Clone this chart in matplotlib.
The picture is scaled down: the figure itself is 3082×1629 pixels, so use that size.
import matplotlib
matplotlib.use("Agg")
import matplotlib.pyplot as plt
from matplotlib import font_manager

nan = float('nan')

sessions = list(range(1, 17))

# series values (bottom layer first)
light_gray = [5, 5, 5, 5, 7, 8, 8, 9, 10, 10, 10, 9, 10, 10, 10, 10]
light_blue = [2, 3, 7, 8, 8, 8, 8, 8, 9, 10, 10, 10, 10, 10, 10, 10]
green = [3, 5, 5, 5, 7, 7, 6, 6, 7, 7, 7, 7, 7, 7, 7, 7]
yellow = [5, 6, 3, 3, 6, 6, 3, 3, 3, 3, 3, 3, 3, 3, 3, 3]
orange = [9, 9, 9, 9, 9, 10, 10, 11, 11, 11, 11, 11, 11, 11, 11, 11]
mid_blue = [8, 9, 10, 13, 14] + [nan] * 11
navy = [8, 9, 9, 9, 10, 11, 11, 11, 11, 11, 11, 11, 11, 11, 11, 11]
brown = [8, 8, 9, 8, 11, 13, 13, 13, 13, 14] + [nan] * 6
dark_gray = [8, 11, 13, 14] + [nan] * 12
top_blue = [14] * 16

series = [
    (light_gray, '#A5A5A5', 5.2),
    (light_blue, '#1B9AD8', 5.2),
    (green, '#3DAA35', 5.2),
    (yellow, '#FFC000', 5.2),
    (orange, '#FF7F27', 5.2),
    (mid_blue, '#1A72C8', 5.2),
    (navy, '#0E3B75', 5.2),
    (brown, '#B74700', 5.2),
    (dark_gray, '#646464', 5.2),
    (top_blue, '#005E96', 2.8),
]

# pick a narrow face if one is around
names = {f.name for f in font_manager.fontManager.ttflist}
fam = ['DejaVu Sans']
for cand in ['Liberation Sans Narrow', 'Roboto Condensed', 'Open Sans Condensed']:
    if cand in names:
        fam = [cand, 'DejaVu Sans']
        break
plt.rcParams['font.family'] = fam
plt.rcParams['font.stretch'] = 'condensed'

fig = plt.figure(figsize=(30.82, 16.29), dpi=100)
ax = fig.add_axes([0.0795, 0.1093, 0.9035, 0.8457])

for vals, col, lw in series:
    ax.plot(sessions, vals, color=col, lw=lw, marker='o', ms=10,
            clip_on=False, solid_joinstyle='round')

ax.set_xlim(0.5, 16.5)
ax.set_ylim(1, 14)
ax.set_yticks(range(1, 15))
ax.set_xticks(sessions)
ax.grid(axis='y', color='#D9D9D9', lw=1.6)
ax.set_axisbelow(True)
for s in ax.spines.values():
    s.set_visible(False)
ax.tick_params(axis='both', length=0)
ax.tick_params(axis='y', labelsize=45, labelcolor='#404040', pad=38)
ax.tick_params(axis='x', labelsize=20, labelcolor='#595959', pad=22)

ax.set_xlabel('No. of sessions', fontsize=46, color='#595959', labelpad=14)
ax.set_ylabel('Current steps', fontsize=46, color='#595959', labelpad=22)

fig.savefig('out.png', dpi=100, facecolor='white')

§ Work to be completed:
Repeat the data in its entirety, character for character.

§ The answer:
Clone this chart in matplotlib.
The picture is scaled down: the figure itself is 3082×1629 pixels, so use that size.
import matplotlib
matplotlib.use("Agg")
import matplotlib.pyplot as plt
from matplotlib import font_manager

nan = float('nan')

sessions = list(range(1, 17))

# series values (bottom layer first)
light_gray = [5, 5, 5, 5, 7, 8, 8, 9, 10, 10, 10, 9, 10, 10, 10, 10]
light_blue = [2, 3, 7, 8, 8, 8, 8, 8, 9, 10, 10, 10, 10, 10, 10, 10]
green = [3, 5, 5, 5, 7, 7, 6, 6, 7, 7, 7, 7, 7, 7, 7, 7]
yellow = [5, 6, 3, 3, 6, 6, 3, 3, 3, 3, 3, 3, 3, 3, 3, 3]
orange = [9, 9, 9, 9, 9, 10, 10, 11, 11, 11, 11, 11, 11, 11, 11, 11]
mid_blue = [8, 9, 10, 13, 14] + [nan] * 11
navy = [8, 9, 9, 9, 10, 11, 11, 11, 11, 11, 11, 11, 11, 11, 11, 11]
brown = [8, 8, 9, 8, 11, 13, 13, 13, 13, 14] + [nan] * 6
dark_gray = [8, 11, 13, 14] + [nan] * 12
top_blue = [14] * 16

series = [
    (light_gray, '#A5A5A5', 5.2),
    (light_blue, '#1B9AD8', 5.2),
    (green, '#3DAA35', 5.2),
    (yellow, '#FFC000', 5.2),
    (orange, '#FF7F27', 5.2),
    (mid_blue, '#1A72C8', 5.2),
    (navy, '#0E3B75', 5.2),
    (brown, '#B74700', 5.2),
    (dark_gray, '#646464', 5.2),
    (top_blue, '#005E96', 2.8),
]

# pick a narrow face if one is around
names = {f.name for f in font_manager.fontManager.ttflist}
fam = ['DejaVu Sans']
for cand in ['Liberation Sans Narrow', 'Roboto Condensed', 'Open Sans Condensed']:
    if cand in names:
        fam = [cand, 'DejaVu Sans']
        break
plt.rcParams['font.family'] = fam
plt.rcParams['font.stretch'] = 'condensed'

fig = plt.figure(figsize=(30.82, 16.29), dpi=100)
ax = fig.add_axes([0.0795, 0.1093, 0.9035, 0.8457])

for vals, col, lw in series:
    ax.plot(sessions, vals, color=col, lw=lw, marker='o', ms=10,
            clip_on=False, solid_joinstyle='round')

ax.set_xlim(0.5, 16.5)
ax.set_ylim(1, 14)
ax.set_yticks(range(1, 15))
ax.set_xticks(sessions)
ax.grid(axis='y', color='#D9D9D9', lw=1.6)
ax.set_axisbelow(True)
for s in ax.spines.values():
    s.set_visible(False)
ax.tick_params(axis='both', length=0)
ax.tick_params(axis='y', labelsize=45, labelcolor='#404040', pad=38)
ax.tick_params(axis='x', labelsize=20, labelcolor='#595959', pad=22)

ax.set_xlabel('No. of sessions', fontsize=46, color='#595959', labelpad=14)
ax.set_ylabel('Current steps', fontsize=46, color='#595959', labelpad=22)

fig.savefig('out.png', dpi=100, facecolor='white')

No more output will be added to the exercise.